Question

$10\, N$and $\dfrac{1}{10}N$solution is called
A.Decinormal and decanormal solution
B.Normal and decinormal solution
C.Normal and decanormal solution
D.Decanormal and decinormal solution

Answer 1

Hint: Generally $\text{deca-}$and $\text{deci-}$ are the prefixes of the decimal unit in the metric system which is represented as a factor of $10$. Here in this problem normality,$N$represents the strength of the solution and can also be expressed by the decimal unit in which $\text{deca-}$,$\text{deci-}$,$\text{centi-}$, etc prefixes are used according to given conditions.

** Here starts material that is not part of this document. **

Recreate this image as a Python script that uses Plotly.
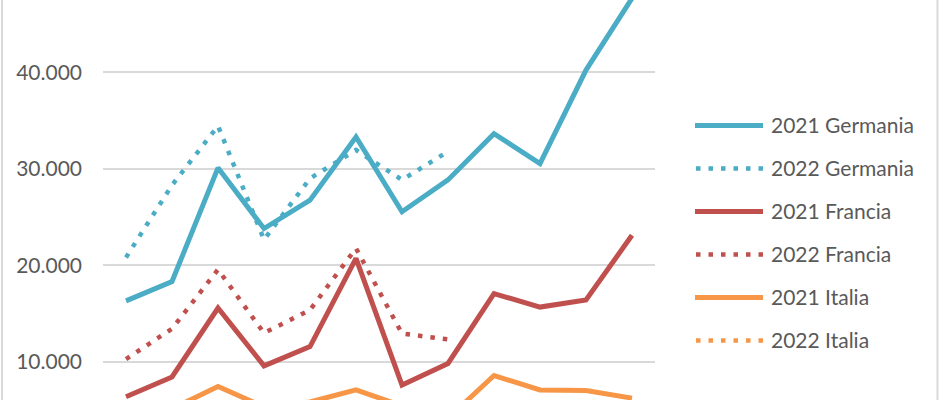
import plotly.graph_objects as go

months = ["Gen", "Feb", "Mar", "Apr", "Mag", "Giu", "Lug", "Ago", "Set", "Ott", "Nov", "Dic"]

germania_2021 = [16300, 18300, 30100, 23800, 26750, 33300, 25550, 28850, 33650, 30550, 40250, 47700]
germania_2022 = [20800, 28300, 34450, 22650, 29000, 31950, 28850, 31800]
francia_2021 = [6350, 8400, 15550, 9550, 11550, 20700, 7550, 9800, 17050, 15650, 16400, 23100]
francia_2022 = [10250, 13400, 19550, 12950, 15350, 21750, 12900, 12300]
italia_2021 = [4600, 5100, 7400, 5300, 5800, 7050, 5400, 4100, 8550, 7050, 7000, 6200]
italia_2022 = [3900, 4500, 5200, 4300, 4700, 5400, 4600, 4200]

series_names = ["2021 Germania", "2022 Germania", "2021 Francia", "2022 Francia", "2021 Italia", "2022 Italia"]
series_values = [germania_2021, germania_2022, francia_2021, francia_2022, italia_2021, italia_2022]
series_colors = ["#4BACC6", "#4BACC6", "#C0504D", "#C0504D", "#F79646", "#F79646"]
series_dash = ["solid", "4.5px,8px", "solid", "4.5px,8px", "solid", "4.5px,8px"]

y_ticks = [10000, 20000, 30000, 40000]

FONT = "Lato, 'Open Sans', sans-serif"
TEXT_COLOR = "#595959"
GRID = "#D9D9D9"

fig = go.Figure()
for name, vals, col, dash in zip(series_names, series_values, series_colors, series_dash):
    fig.add_trace(go.Scatter(
        x=list(range(len(vals))), y=vals, mode="lines", name=name,
        line=dict(color=col, width=5 if dash == "solid" else 4.5, dash=dash),
        showlegend=False, hoverinfo="skip",
    ))

# plot area geometry (pixels)
L, R = 103, 655
W, H = 940, 400
pw = R - L

def px_to_paper_x(px):
    return (px - L) / pw

def px_to_paper_y(py):
    return 1 - py / H

# manual legend
leg_y0 = 125.5
leg_dy = 43
for i, (name, col, dash) in enumerate(zip(series_names, series_colors, series_dash)):
    yy = px_to_paper_y(leg_y0 + i * leg_dy)
    fig.add_shape(type="line", xref="paper", yref="paper",
                  x0=px_to_paper_x(695 if dash == "solid" else 696), x1=px_to_paper_x(763),
                  y0=yy, y1=yy,
                  line=dict(color=col, width=5 if dash == "solid" else 4.5, dash=dash))
    fig.add_annotation(xref="paper", yref="paper", x=px_to_paper_x(769), y=px_to_paper_y(leg_y0 + i * leg_dy - 1),
                       text=name, showarrow=False, xanchor="left", yanchor="middle",
                       font=dict(family=FONT, size=21, color=TEXT_COLOR))

# chart area borders
for bx in (2, 937.5):
    fig.add_shape(type="line", xref="paper", yref="paper",
                  x0=px_to_paper_x(bx), x1=px_to_paper_x(bx), y0=-0.01, y1=1.01,
                  line=dict(color=GRID, width=2))

fig.update_layout(
    width=W, height=H,
    margin=dict(l=L, r=W - R, t=0, b=0),
    plot_bgcolor="white", paper_bgcolor="white",
    separators=",.",
    xaxis=dict(range=[-0.5, 11.5], showgrid=False, zeroline=False, showticklabels=False,
               showline=False, ticks=""),
    yaxis=dict(range=[6006, 47521], tickvals=y_ticks, tickformat=",d",
               showgrid=True, gridcolor=GRID, gridwidth=1.6, zeroline=False, showline=False,
               ticks="", ticklabelstandoff=20,
               tickfont=dict(family=FONT, size=21, color=TEXT_COLOR)),
    showlegend=False,
)

fig.write_html("out.html", config={"displayModeBar": False},
               post_script="document.body.style.margin='0';document.body.style.overflow='hidden';")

Complete answer:In a metric system, each type of measurement is measured with base units and their conversions can be easily done between units by moving the decimal point left or right. A lot of prefixes are there to express the unit. Prefixes are the starting letters or words for different units.
In the metric system, we represent $\text{kilo-}$by thousands, $\text{hecto-}$ by hundreds, $\text{deca-}$by tens, $\text{deci-}$by lengths,$\text{centi-}$by hundredths, and $\text{mili-}$by thousandths. In the following table, a list of prefixes is given.

Prefix	$\text{kilo-}$	$\text{hecto-}$	$\text{deca-}$	base	$\text{deci-}$	$\text{centi-}$	$\text{mili-}$
Factor	$1000$	$100$	$10$	$1$	$\dfrac{1}{10}$	$\dfrac{1}{100}$	$\dfrac{1}{1000}$

When we move to the left side each unit is ten times larger than the unit to the right. Then the prefix $\text{deca-}$represents $10$times, $\text{hecto-}$means $100$times, and $\text{kilo-}$means $1000$times the base unit.
And as we move to the right each unit is ten times smaller. The prefix $\text{deci-}$represents $\dfrac{1}{10}th$of the base unit, $\text{centi-}$represents $\dfrac{1}{100}th$of the base unit, and $\text{mili-}$represents $\dfrac{1}{1000}th$ of the base unit.
Similarly, Now the given solution has strength $10N$and $\dfrac{1}{10}N$, therefore we can express their unit by adding a prefix before the unit normal. As we know $\text{deca-}$means a factor of $10$ and $\text{deci-}$means a factor of $\dfrac{1}{10}th$, then we can represent $10N$it as decanormal and $\dfrac{1}{10}N$as decinormal.
Thus, option (D) is correct.

Note: There are a lot of benefits to learning the prefix. This is because we will be able to apply them in various measurements. It also helps us to understand the basic units of measurement. Generally, the basic unit of mass is $ki\log ram$, length, and volume has a basic unit $meter$ $litre$. For example, the length of this pen is $15$ centimeters.